■ Written instruction
Please report every line from the material that contains the word "with".

____

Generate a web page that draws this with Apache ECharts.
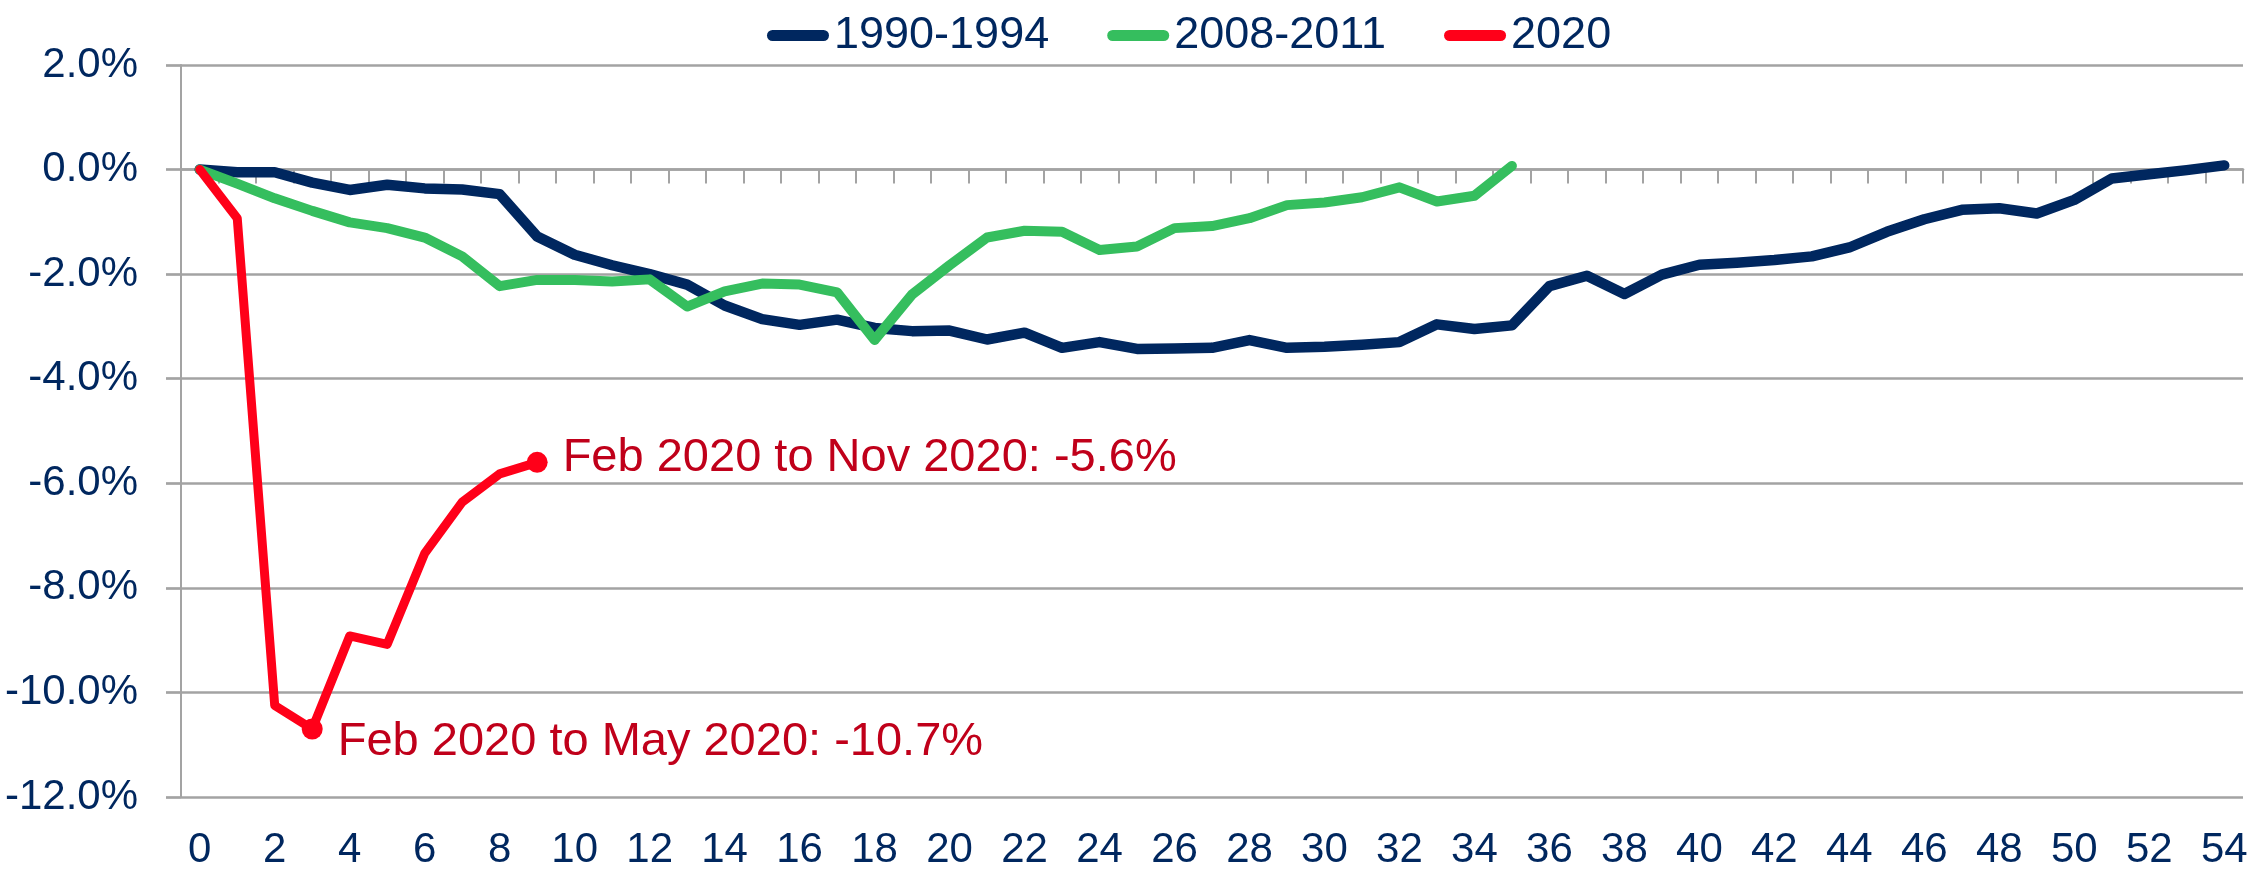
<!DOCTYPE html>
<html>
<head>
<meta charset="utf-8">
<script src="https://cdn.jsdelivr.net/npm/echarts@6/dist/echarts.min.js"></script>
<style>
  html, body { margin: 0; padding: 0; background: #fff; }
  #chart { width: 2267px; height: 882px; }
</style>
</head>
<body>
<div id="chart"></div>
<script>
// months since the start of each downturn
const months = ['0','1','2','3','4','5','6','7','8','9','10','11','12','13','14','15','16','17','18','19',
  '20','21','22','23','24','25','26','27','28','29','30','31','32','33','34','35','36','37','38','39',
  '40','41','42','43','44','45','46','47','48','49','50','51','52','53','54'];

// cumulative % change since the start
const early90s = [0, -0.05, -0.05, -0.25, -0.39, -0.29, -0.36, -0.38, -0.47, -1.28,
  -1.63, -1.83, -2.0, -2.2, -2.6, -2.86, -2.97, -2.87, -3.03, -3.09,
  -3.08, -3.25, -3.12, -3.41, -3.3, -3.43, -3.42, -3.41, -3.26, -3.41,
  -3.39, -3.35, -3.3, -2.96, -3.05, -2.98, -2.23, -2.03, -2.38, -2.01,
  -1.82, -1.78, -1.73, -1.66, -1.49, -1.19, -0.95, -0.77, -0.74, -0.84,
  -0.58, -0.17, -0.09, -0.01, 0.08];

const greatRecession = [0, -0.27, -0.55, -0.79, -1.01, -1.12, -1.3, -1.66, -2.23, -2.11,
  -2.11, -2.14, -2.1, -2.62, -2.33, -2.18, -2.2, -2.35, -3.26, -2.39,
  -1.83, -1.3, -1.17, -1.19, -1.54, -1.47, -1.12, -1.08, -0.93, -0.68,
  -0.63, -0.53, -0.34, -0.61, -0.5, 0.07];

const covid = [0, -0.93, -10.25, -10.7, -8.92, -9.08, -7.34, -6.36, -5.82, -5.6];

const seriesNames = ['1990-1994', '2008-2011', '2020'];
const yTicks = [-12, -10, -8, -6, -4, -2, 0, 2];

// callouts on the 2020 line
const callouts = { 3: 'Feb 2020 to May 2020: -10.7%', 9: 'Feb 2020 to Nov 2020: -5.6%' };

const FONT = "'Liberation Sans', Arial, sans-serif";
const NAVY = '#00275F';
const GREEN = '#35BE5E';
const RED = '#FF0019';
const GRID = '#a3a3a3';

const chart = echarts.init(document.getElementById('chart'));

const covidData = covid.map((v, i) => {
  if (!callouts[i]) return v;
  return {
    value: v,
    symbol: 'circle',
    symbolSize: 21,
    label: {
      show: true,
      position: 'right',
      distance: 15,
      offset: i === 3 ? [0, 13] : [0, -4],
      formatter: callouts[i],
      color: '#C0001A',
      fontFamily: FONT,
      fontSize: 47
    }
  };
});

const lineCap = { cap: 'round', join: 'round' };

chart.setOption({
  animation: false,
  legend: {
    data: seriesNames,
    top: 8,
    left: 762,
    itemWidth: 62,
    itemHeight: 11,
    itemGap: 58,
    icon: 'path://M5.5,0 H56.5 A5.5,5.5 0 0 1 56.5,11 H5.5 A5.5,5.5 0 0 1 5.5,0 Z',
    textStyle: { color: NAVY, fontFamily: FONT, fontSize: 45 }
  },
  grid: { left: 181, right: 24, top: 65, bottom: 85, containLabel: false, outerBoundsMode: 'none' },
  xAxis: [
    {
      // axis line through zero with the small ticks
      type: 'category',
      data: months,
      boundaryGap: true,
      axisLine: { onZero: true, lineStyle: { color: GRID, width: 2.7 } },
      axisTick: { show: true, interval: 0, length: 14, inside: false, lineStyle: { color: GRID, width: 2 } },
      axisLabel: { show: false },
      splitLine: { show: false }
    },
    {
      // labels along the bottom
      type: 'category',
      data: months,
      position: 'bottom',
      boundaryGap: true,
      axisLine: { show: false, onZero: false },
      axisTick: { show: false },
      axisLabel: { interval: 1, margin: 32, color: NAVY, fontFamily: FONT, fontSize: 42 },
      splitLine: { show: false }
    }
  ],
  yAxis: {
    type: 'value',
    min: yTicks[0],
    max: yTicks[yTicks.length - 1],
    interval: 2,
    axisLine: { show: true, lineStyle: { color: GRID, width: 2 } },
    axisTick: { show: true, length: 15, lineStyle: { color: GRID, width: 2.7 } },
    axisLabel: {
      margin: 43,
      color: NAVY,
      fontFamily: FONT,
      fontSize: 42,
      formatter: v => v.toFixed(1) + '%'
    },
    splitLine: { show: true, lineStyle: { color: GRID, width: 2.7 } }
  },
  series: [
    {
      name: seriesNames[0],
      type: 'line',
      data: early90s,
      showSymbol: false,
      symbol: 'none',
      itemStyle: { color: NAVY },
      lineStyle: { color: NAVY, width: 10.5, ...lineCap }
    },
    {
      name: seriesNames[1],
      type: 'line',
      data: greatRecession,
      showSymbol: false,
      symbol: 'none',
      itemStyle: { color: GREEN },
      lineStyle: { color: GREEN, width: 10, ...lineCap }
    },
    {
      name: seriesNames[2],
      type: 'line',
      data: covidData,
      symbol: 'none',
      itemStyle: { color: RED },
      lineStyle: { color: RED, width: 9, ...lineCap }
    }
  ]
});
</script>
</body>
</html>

____

■ Answer to the task
Generate a web page that draws this with Apache ECharts.
      // axis line through zero with the small ticks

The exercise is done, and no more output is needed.